Just one month after the landmark Supreme Court decision that legalized same-sex marriage in 2015, Ryan T. Anderson, a researcher at the Heritage Foundation, turned to the anti-abortion playbook.
“Everything the pro-life movement did needs to be done again, now on this new frontier of marriage,” Anderson wrote in Truth Overruled: The Future of Marriage and Religious Freedom. Following the Supreme Court’s ruling that legalized abortion, Anderson says, “Courageous pro-lifers put their hand to the plow, and today we reap the fruits … More state laws have been enacted protecting unborn babies in the past decade than the previous 30 years combined.”

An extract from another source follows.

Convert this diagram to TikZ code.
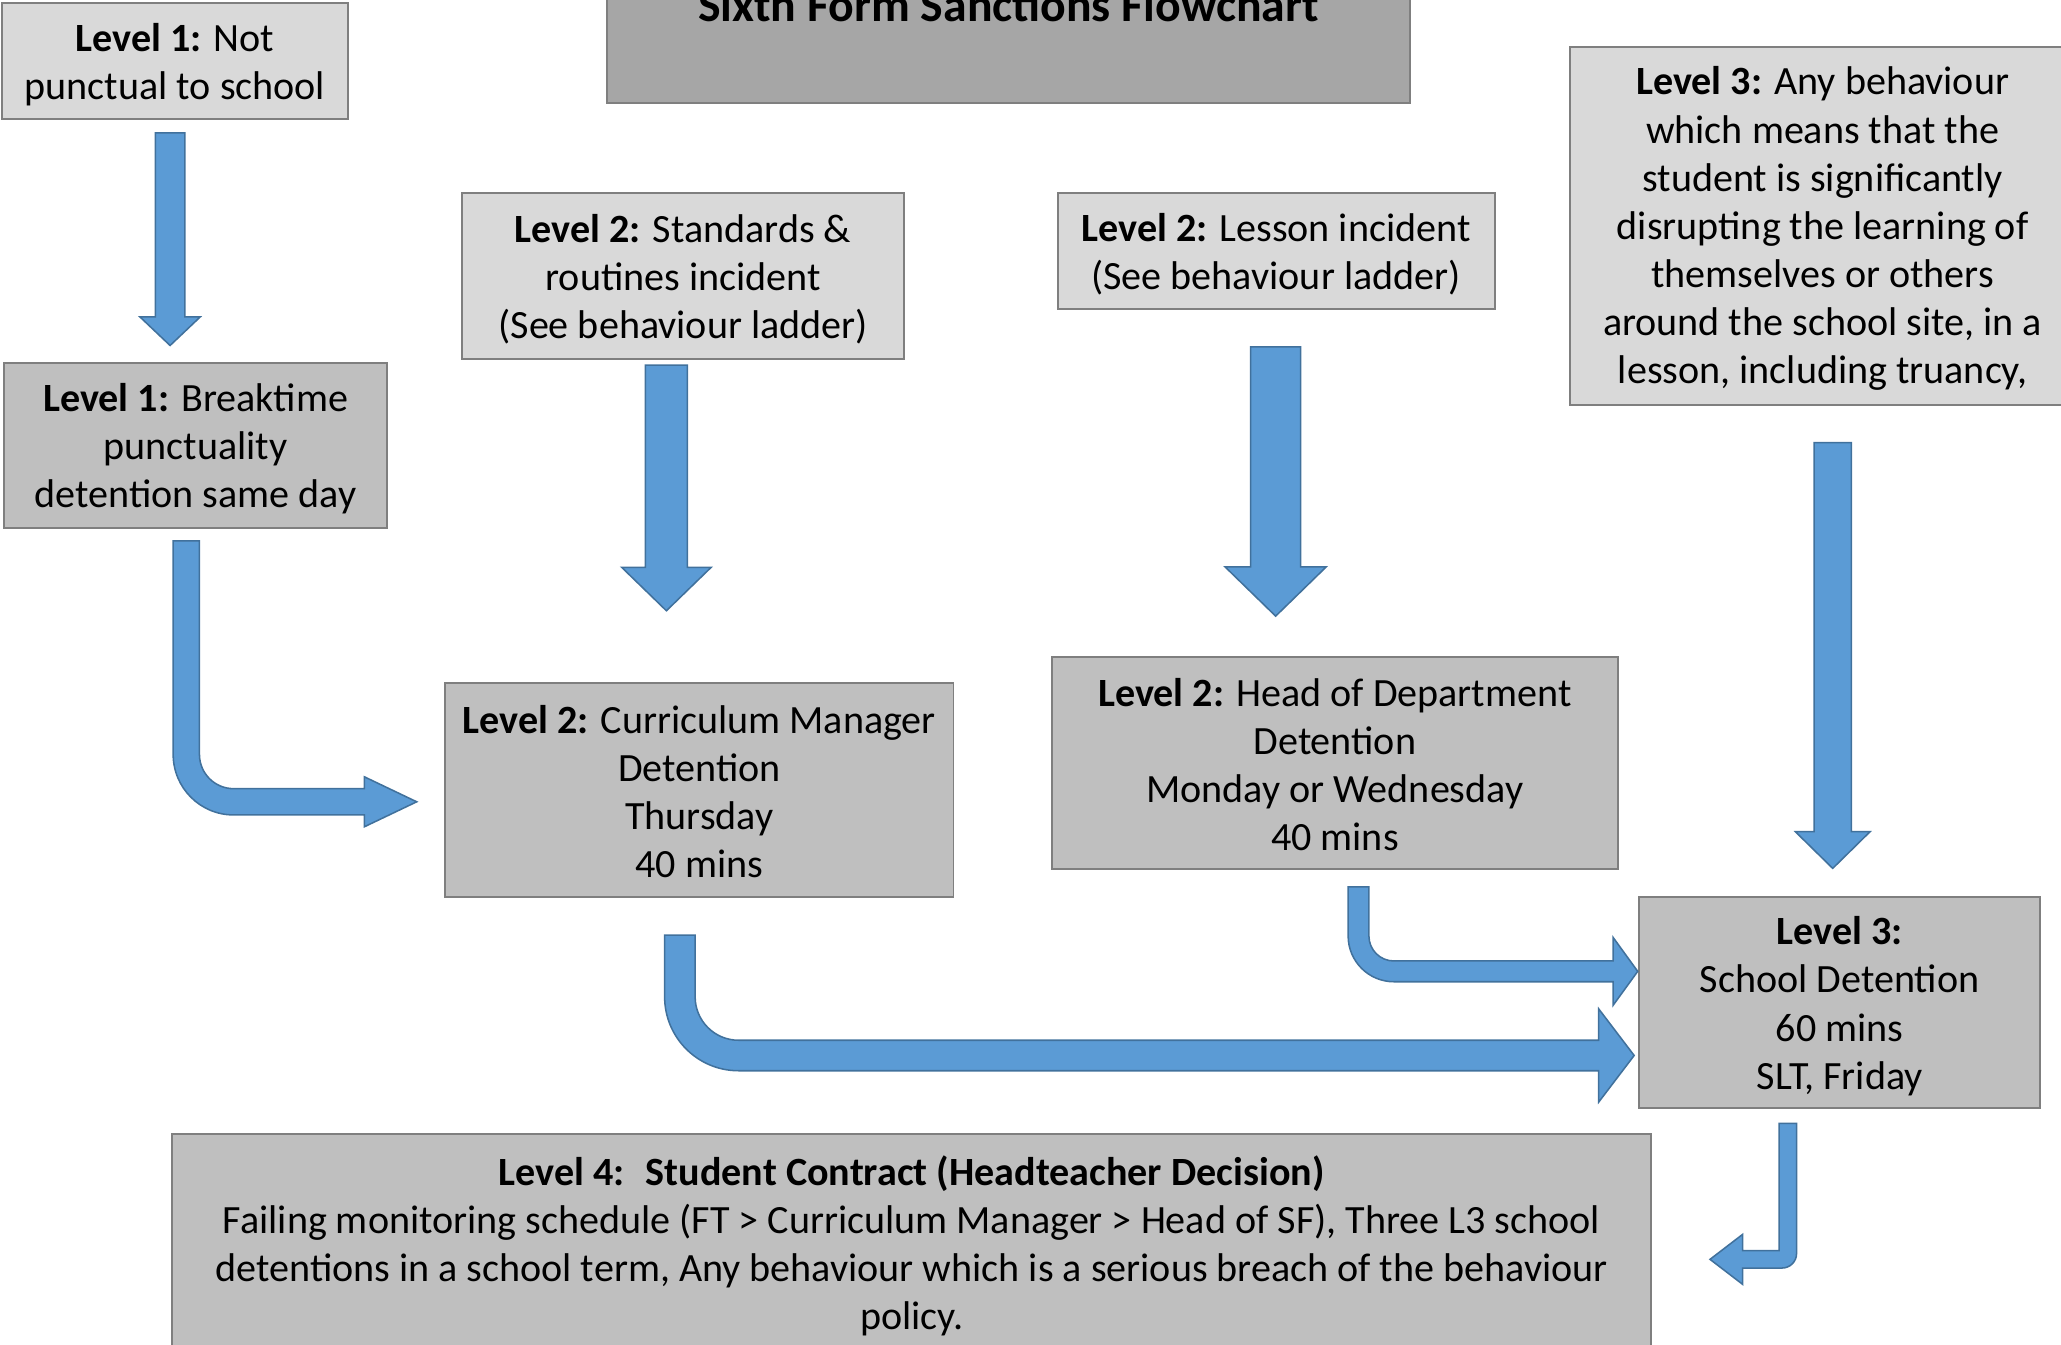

Three years later, the strategy is in effect and working. By using the same tactics that eroded access to abortion after Roe v. Wade in 1973, Republicans are stockpiling state laws that make married life for gay couples more difficult and unequal.
Kansas Republican Gov. Jeff Colyer signed a law this month that allows taxpayer-funded adoption agencies to reject applicants, including gay couples and divorcees, based on their religious objections. A week before, Oklahoma Republican Gov. Mary Fallin signed a nearly identical law.
These new laws are reminiscent of a November 2015 law passed in Michigan, which Kristy and Dana Dumont sued over in federal court last fall because a publicly funded Catholic adoption agency allegedly refused to serve them for being gay. The couple’s first court hearing is in July.
Unlike Indiana’s religious freedom law, which became a national flashpoint in 2014 and was effectively rescinded due to the backlash, these narrower, targeted bills wind up on the books with little brouhaha. The encroachment has been largely overshadowed by the political hurricane of the Trump administration. The tailored religious objection measures don’t attempt to repeal the right of gay couples to marry, but rather, they create a creeping body of law that says gay couples can be denied the accessories of marriage that society deems crucial to recognizing a union: adopting kids, wedding cakes, couples counseling, health care services.